An annular tropical cyclone is a tropical cyclone (various types of which are hurricane, typhoon, tropical storm, or simply cyclone, depending on location and intensity) with certain distinguishing structural characteristics. These characteristics not only affect the appearance of the tropical cyclone but also its evolution and interaction with the surrounding environment.
The word "annular", meaning "ring-shaped", describes the shape of this type of system. The image below demonstrates the visual differences between ordinary and annular tropical cyclones.
The top image shows a "normal" tropical cyclone, Hurricane Igor of 2010. The bottom image is Hurricane Isabel of 2003, during an annular stage. Though the cyclones were of comparable intensities, they differ greatly in structure. A typical powerful tropical cyclone will have a relatively small eye and spiral rain bands emanating far from the center of circulation. Annular tropical cyclones, on the other hand, have large, symmetric eye features, and are almost perfectly circular. In addition, they tend to be smaller and more compact than other cyclones (the images above are not to the same scale).
Annular tropical cyclones were not recognized as a distinct category until 2002, at which time the concept was introduced in a paper (see here). This idea was created in an effort to explain a class of cyclones which not had a different appearance but also had a notorious tendency to defy prediction, especially intensity forecasting.
In an effort to objectively define whether a given tropical cyclone is annular, researchers developed an algorithm to measure the characteristics of annular tropical cyclones.

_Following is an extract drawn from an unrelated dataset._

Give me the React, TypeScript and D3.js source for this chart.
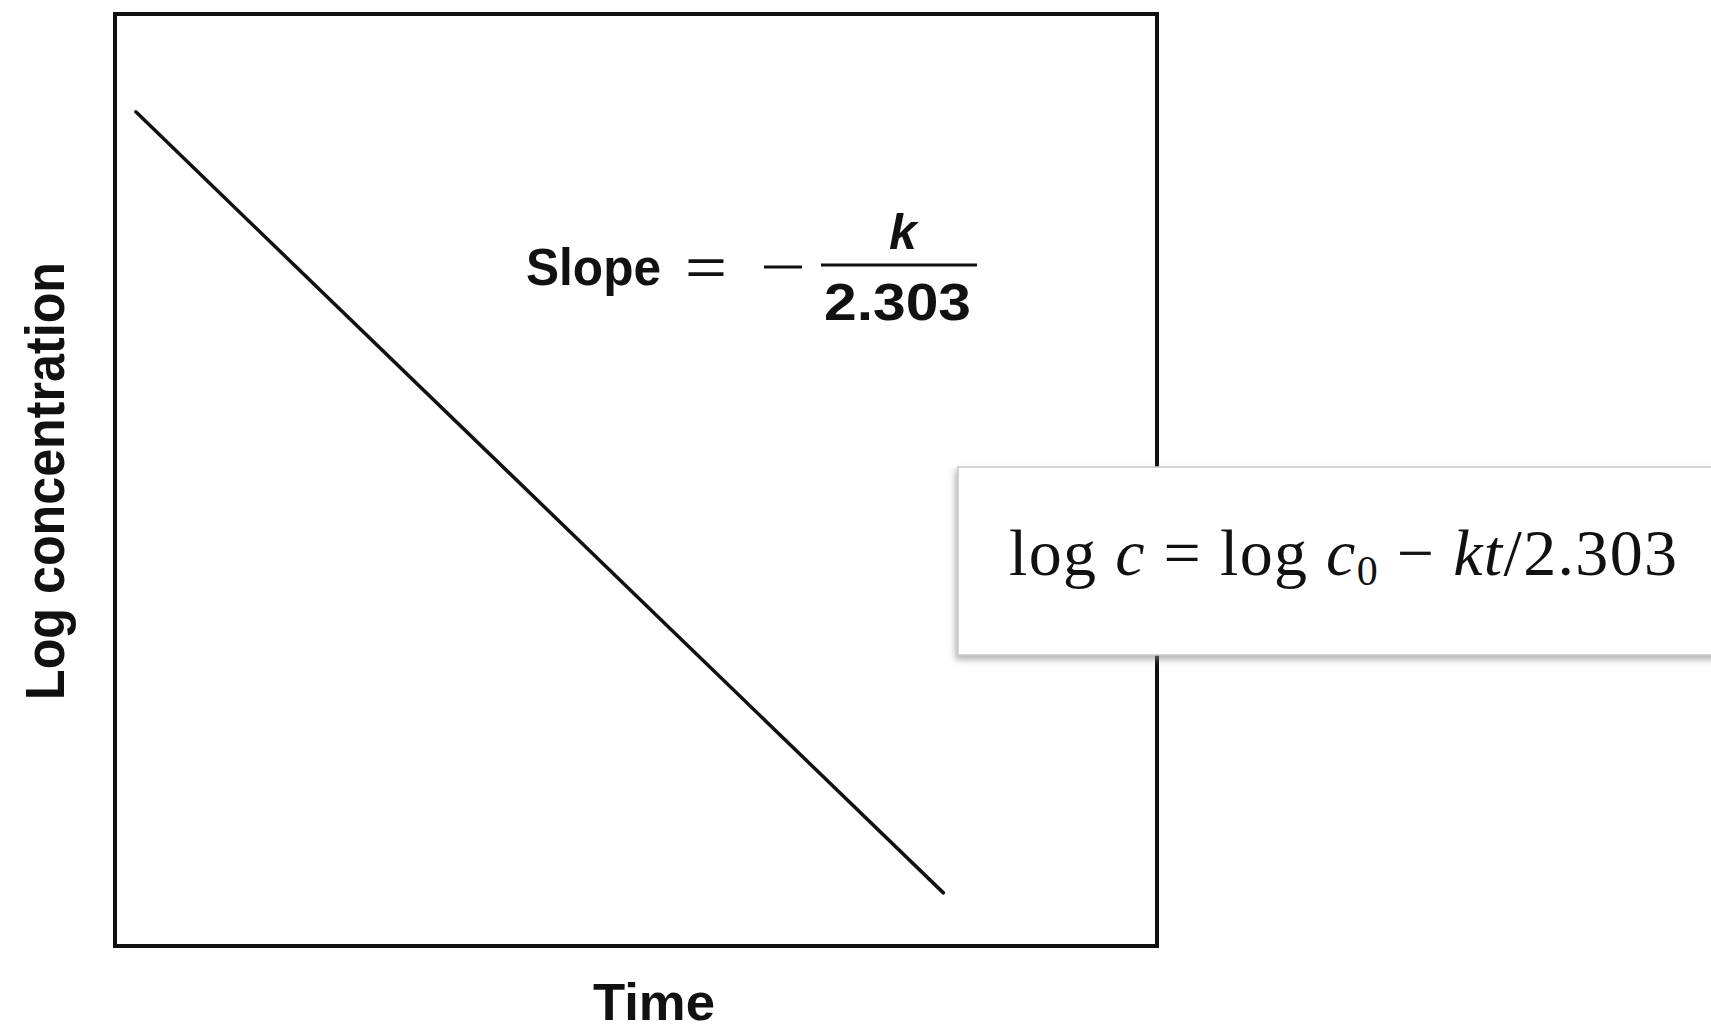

Using satellite data to measure cloud heights, eye radii, and the like, the algorithm takes a satellite image of a cyclone and outputs a numerical value: the annular hurricane index. If this value is less than zero, the cyclone is non-annular, but if the value is greater than zero, it is annular.
Since the algorithmic method derives a numerical value from a still satellite image, it follows that the index may change with time, and thus that a single tropical cyclone may at one time be annular and at other times not. This reflects observational intuition: weak cyclones by their very nature do not have the symmetry and eye structures which factor into the annular hurricane index. Being annular is a phase of a tropical cyclone's evolution, not an inherent property of a cyclone, and cyclones can further be annular at different intensities and for different durations.
The above image appears in the paper introducing the annular hurricane index (see here for the source). It shows several stages of evolution of a single hurricane, once again Hurricane Isabel of 2003. The different colors on the infrared images indicate various cloud top temperatures. The cooler a cloud top, the higher its altitude, and (roughly) the stronger the storm at that location. In the first image (from September 11), the strengthening category 4 Isabel still possesses visible banding features to the south and east and is notably asymmetric, resulting in a negative annular hurricane index. By the second image on September 12, Isabel was a category 5 hurricane, had lost all bands, and was close to circular in structure. With an index of 1.58, the cyclone met the criteria of an annular cyclone on this date. The third image, taken September 14, shows the hurricane, still a category 5, with quite circular cloud coverage and still little banding. However, the distribution of the coldest cloud tops is asymmetric, resulting in a slightly negative index for this date. By September 18, the hurricane had weakened to a category 2, and some dry air had invaded the system. The spiral structure contributed to the index being far below zero for this date.
Annular tropical cyclones also intensify and weaken quite differently from typical cyclones. While on intensifying trends, typical hurricanes and typhoons will often fluctuate in intensity once they reach major hurricane wind speeds (111 mph and up). The cause of this phenomenon is called the eyewall replacement cycle.
An eyewall replacement cycle is a process during which the eyewall (the ring of strong thunderstorms surrounding the eye) of a cyclone contracts, dissipates, and is replaced by another. The image above, from the Hurricane Research Division of the NOAA, illustrates such a cycle in the evolution of Hurricane Wilma, the most intense Atlantic hurricane ever recorded. The top row shows a series of visible satellite pictures, the second row infrared images, and the bottom vertical cross-sections through the center of the hurricane, showing approximate cloud heights.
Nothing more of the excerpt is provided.